World press on Iranian nuclear prject and talks with 5+1 group and situation in Egypt (August 17-18, 2013)
Read on the website Vestnik KavkazaThe Jerusalem Post published an article devoted to the Iranian nuclear programme and the Islamic Republic's talks with the 5+1 groups. "Iranian President Hassan Rouhani appointed outgoing Foreign Minister Ali Akbar Salehi to head the Atomic Energy Organization on Friday, state media said, replacing a hardliner with a so-called pragmatist to take charge of Tehran's nuclear program," the article reads.
"Rouhani, described a relative moderate who took office on August 3, has pledged to improve Iran's ties with the outside world and ease stringent international sanctions on the Islamic Republic over its nuclear program."
"Appointing Salehi is a further signal that Rouhani intends to pursue a more flexible approach to Iran's nuclear dispute with the West than his predecessor Mahmoud Ahmadinejad," the article reads.
Hurriyet Daily News publshed an article by Murat Yetkin devoted to the US stance on the situation in Egypt.
"The statement of U.S. President Barack Obama on Egypt on Aug. 15 was too little and too late," the article reads. "Too late because the massacre in Cairo as a result of a security forces attack on civilian protesters had taken place in the early hours of Aug. 14 and almost every other country on earth had given some sort of response about it. Too little, because many people think that the U.S. could use its military aid leverage on General Abdel Fettah Sisi who had toppled the Egyptian President through a coup d’etat and could stop at least the brutal use of force on civilians by police and military."
According to the author, if President Obama cancels the aid, the U.S. defense companies will be indebted to Egypt some $3.8 bln and penalties.
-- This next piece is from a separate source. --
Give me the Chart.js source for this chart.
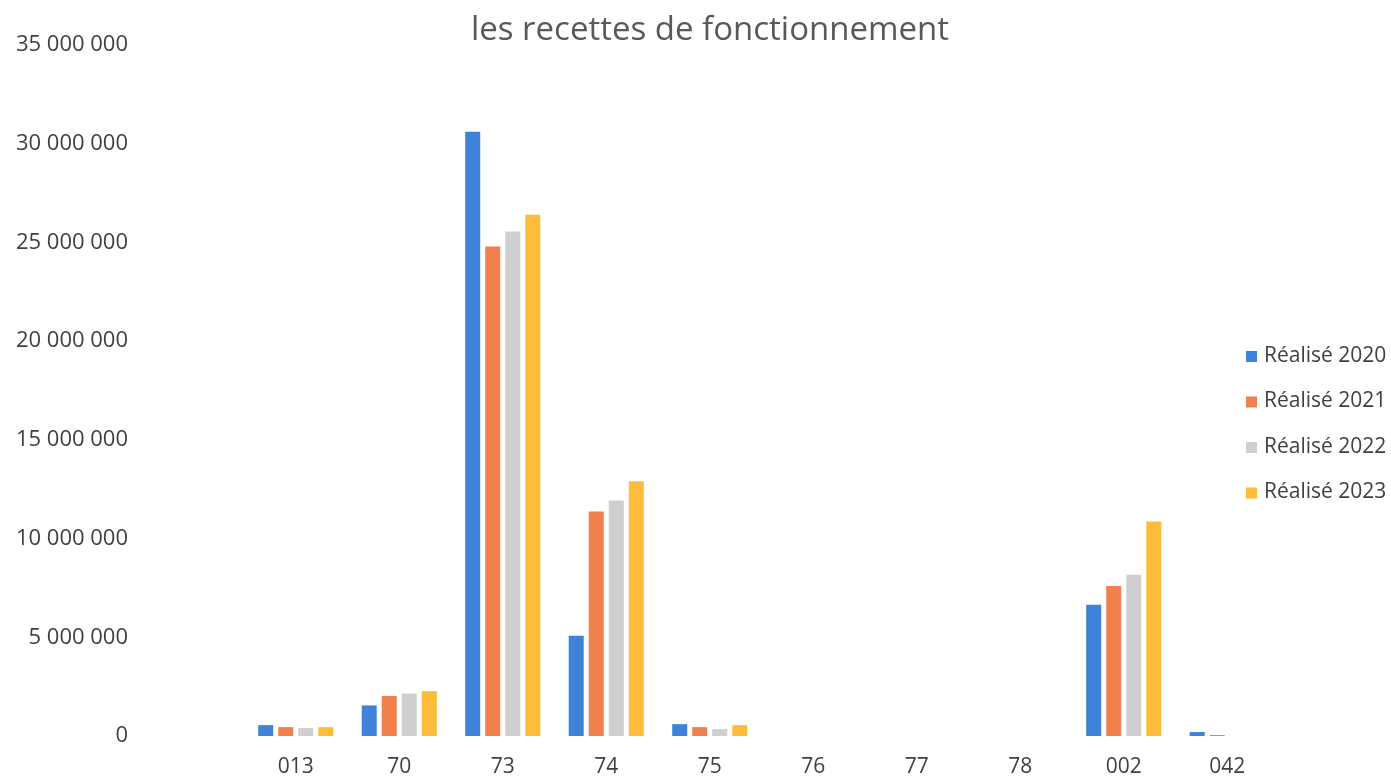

If Obama calls the Egypt coup a coup, then he may have to face similar trouble in the Congress.
"That is a major reason why Obama cannot use the military aid as leverage to pursue Israel in order to stop more settlements and have peace with Palestinians. The amount, some $1bln more than the one to Egypt goes back to the pockets of a few American companies (one can add Boeing and Raytheon on top of the ones in Egypt); that means American jobs for Obama, too. And when it comes to record breaking (a $60,5 bln deal in 2010) military sales to Saudi Arabia, to one of the most autocratic regimes on earth, it is possible to see that Obama, too has difficulties in executing his foreign policy independent of the military-industrial complex, as former U.S. President Ike Eisenhower once defined," Yetkin writes.
"Can Obama sustain this policy in today’s world of mass communications, social media and awareness about human rights? The answer is “not so easy,” he concludes.